I just ordered an Ultimate Lubix Zhanchi, but I have heard it is veery sluggish... Should I get the regular one or go hardcore speed cubing with my Ultimate? By the way... Zhanchi is FOR THE WIN!


----------



## puzzlemaster (Jul 21, 2011)

you've gotta be kidding me: http://www.speedsolving.com/forum/s...hi-vs-Regular-Dayan-Zhanchi&highlight=zhanchi


----------



## antoineccantin (Jul 21, 2011)

http://www.speedsolving.com/forum/s...Regular-Dayan-Zhanchi&highlight=lubix+zhanchi

edit: ninja'ed


----------



## Noodleleg (Jul 21, 2011)

Omg I am sooooo sorry... I SWEAR I did not know there was a thread like it... But still...


----------



## Noodleleg (Jul 23, 2011)

I just got my Ultimate ZhanChi today and it is... Flipping amazingggggg!
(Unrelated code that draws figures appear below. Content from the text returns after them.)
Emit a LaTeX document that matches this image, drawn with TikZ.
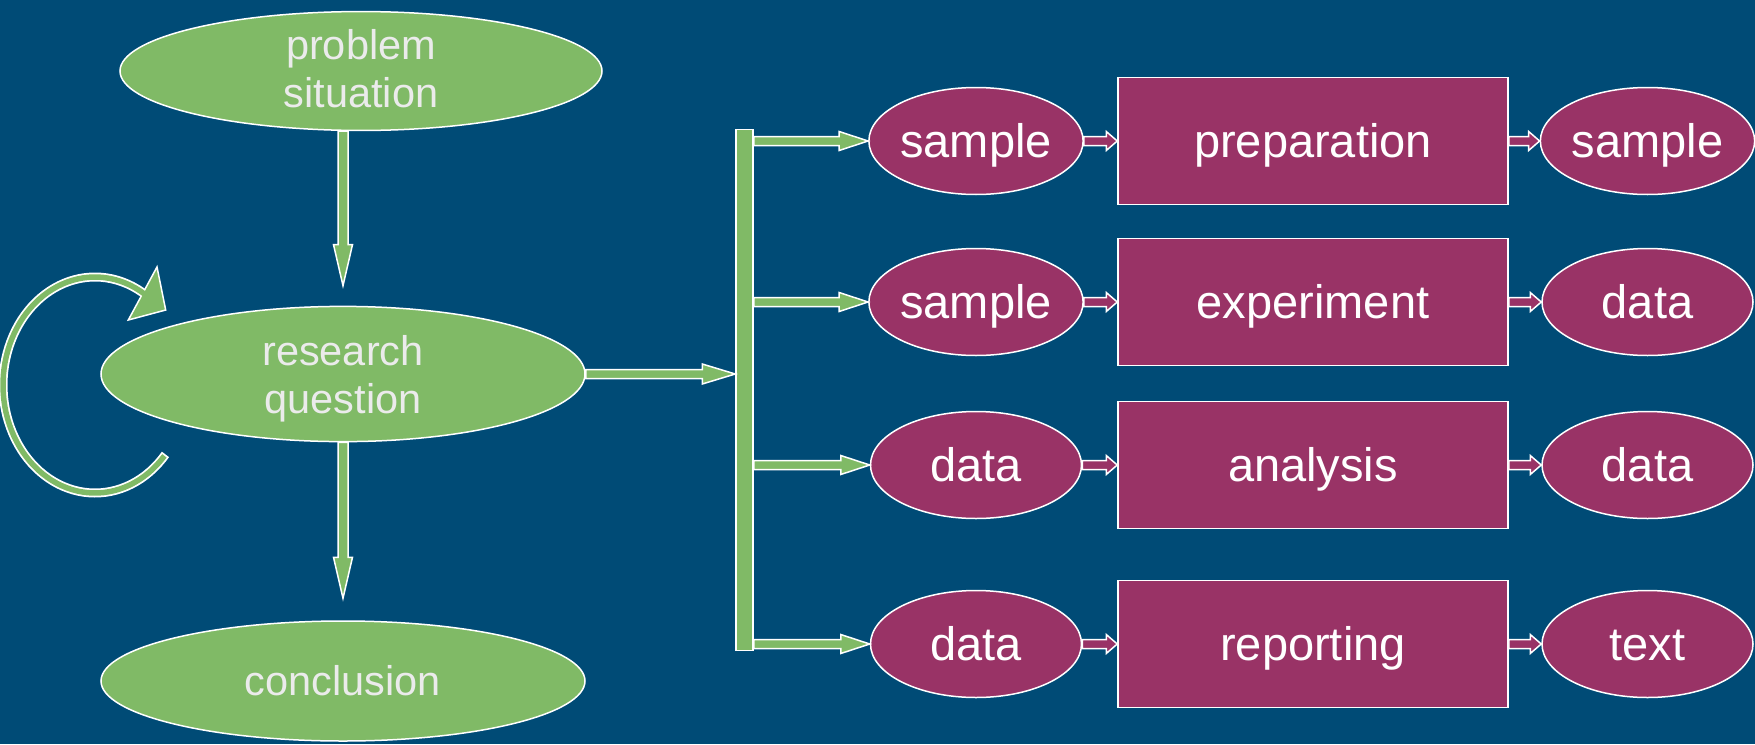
\documentclass[tikz,border=0pt]{standalone}
\usepackage{fontspec}
\setmainfont{Liberation Sans}
\usetikzlibrary{shapes.geometric,calc}
\definecolor{bg}{RGB}{0,75,118}
\definecolor{grn}{RGB}{128,186,102}
\definecolor{mag}{RGB}{153,51,102}
\definecolor{gtxt}{RGB}{235,235,235}
\tikzset{
  gell/.style={ellipse, fill=grn, draw=white, line width=1.5pt, inner sep=0pt,
    text=gtxt, align=center, font=\fontsize{41.5}{48}\selectfont},
  gone/.style={text height=37.5pt, text depth=8.8pt},
  mell/.style={ellipse, fill=mag, draw=white, line width=1.5pt, inner sep=0pt,
    text=white, minimum width=211, minimum height=107, font=\fontsize{47}{54}\selectfont,
    text height=42.5pt, text depth=10pt},
  mbox/.style={rectangle, fill=mag, draw=white, line width=1.5pt, inner sep=0pt,
    minimum width=390, minimum height=127, text=white, font=\fontsize{47}{54}\selectfont,
    text height=42.5pt, text depth=10pt},
  barbox/.style={rectangle, fill=grn, draw=white, line width=1.5pt, inner sep=0pt,
    minimum width=17, minimum height=521},
  blockR/.style n args={3}{fill=grn, draw=white, line width=1.5pt, line join=miter,
    to path={let \p1=(\tikztostart), \p2=(\tikztotarget) in
      (\x1,\y1-#1) -- (\x2-#3,\y1-#1) -- (\x2-#3,\y1-#2) -- (\x2,\y1)
      -- (\x2-#3,\y1+#2) -- (\x2-#3,\y1+#1) -- (\x1,\y1+#1) -- cycle}},
  blockD/.style n args={3}{fill=grn, draw=white, line width=1.5pt, line join=miter,
    to path={let \p1=(\tikztostart), \p2=(\tikztotarget) in
      (\x1-#1,\y1) -- (\x1-#1,\y2+#3) -- (\x1-#2,\y2+#3) -- (\x1,\y2)
      -- (\x1+#2,\y2+#3) -- (\x1+#1,\y2+#3) -- (\x1+#1,\y1) -- cycle}},
  magarrow/.style={blockR={4.5pt}{9.5pt}{11pt}, fill=mag},
}
\begin{document}
\begin{tikzpicture}[x=1pt,y=-1pt]
\useasboundingbox (0,0) rectangle (1755,744);
\fill[bg] (0,0) rectangle (1755,744);

% left column
\node[gell, minimum width=482, minimum height=110] (ps) at (361,71)
  {problem\\situation\rule[-6pt]{0pt}{0pt}};
\node[gell, minimum width=484, minimum height=126] (rq) at (343,374)
  {\rule{0pt}{39pt}research\\question};
\node[gell, gone, minimum width=484, minimum height=120] (cc) at (343,681) {conclusion};

\draw[blockD={5pt}{9.5pt}{41pt}] (rq.north |- ps.south) to ($(rq.north)+(0,-20)$);
\draw[blockD={5pt}{9.5pt}{41pt}] (rq.south) to ($(cc.north)+(0,-22)$);

% loop arrow
\draw[white, line width=9pt] plot[domain=40:304, samples=80] ({95+92*cos(\x)},{385+108*sin(\x)});
\filldraw[fill=grn, draw=white, line width=1.5pt, line join=miter]
  (157,267) -- (128.3,320) -- (165.7,310) -- cycle;
\draw[grn, line width=5.5pt] plot[domain=41:306, samples=80] ({95+92*cos(\x)},{385+108*sin(\x)});

% bar
\node[barbox] (bar) at (744.5,390) {};
\draw[blockR={4.5pt}{10pt}{33pt}] (rq.east) to (bar.west |- rq.east);

% rows
\foreach \i/\y/\a/\b/\c in {1/141/sample/preparation/sample,
                              2/302/sample/experiment/data,
                              3/465/data/analysis/data,
                              4/644/data/reporting/text}{
  \node[mell] (l\i) at (976,\y) {\a};
  \node[mbox] (m\i) at (1313,\y) {\b};
  \node[mell] (r\i) at (1647.5,\y) {\c};
  \draw[blockR={4.5pt}{9.5pt}{29pt}] (bar.east |- l\i.west) to (l\i.west);
  \draw[magarrow] (l\i.east) to (m\i.west);
  \draw[magarrow] (m\i.east) to (r\i.west);
}
\end{tikzpicture}
\end{document}
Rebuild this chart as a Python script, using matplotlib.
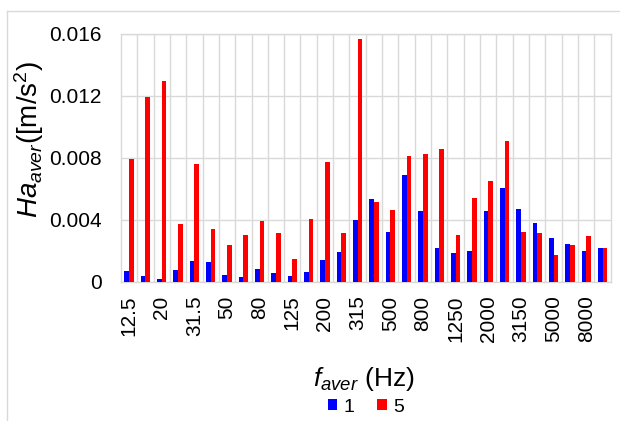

It is now, the godly ZhanChi... Loooveee it!


----------



## MovingOnUp (Jul 23, 2011)

puzzlemaster said:


> you've gotta be kidding me: http://www.speedsolving.com/forum/s...hi-vs-Regular-Dayan-Zhanchi&highlight=zhanchi


 
i thought the SAME exact thing. its always by people with like 6 posts too >:-0 but its okay i forgive him


----------



## Tall5001 (Jul 23, 2011)

really it doesnt matter what one you get either buy it pre modded or buy it normal and mod it and lube it your self end result is pretty much the same the ultimate just has better tensions


----------



## iEnjoyCubing (Jul 24, 2011)

Meh, for me the Lubix Zhanchi wasn't worth it. I'm waiting on them to contact me about a refund. It did get better as I broke it in, however, I still think the regular one is better.


----------



## Erdos (Jul 25, 2011)

So far on this forum, I've only heard bad/neutral things about the Lubix Zhanchi, particularly about its 'gummy feeling'. Nevertheless, I bought it to test it for myself. If I don't like it, I'll just return it and get the regular Zhanchi, so I basically get the best of both worlds. The only thing bad about the plan is the long wait for the Lubix Zhanchi..


----------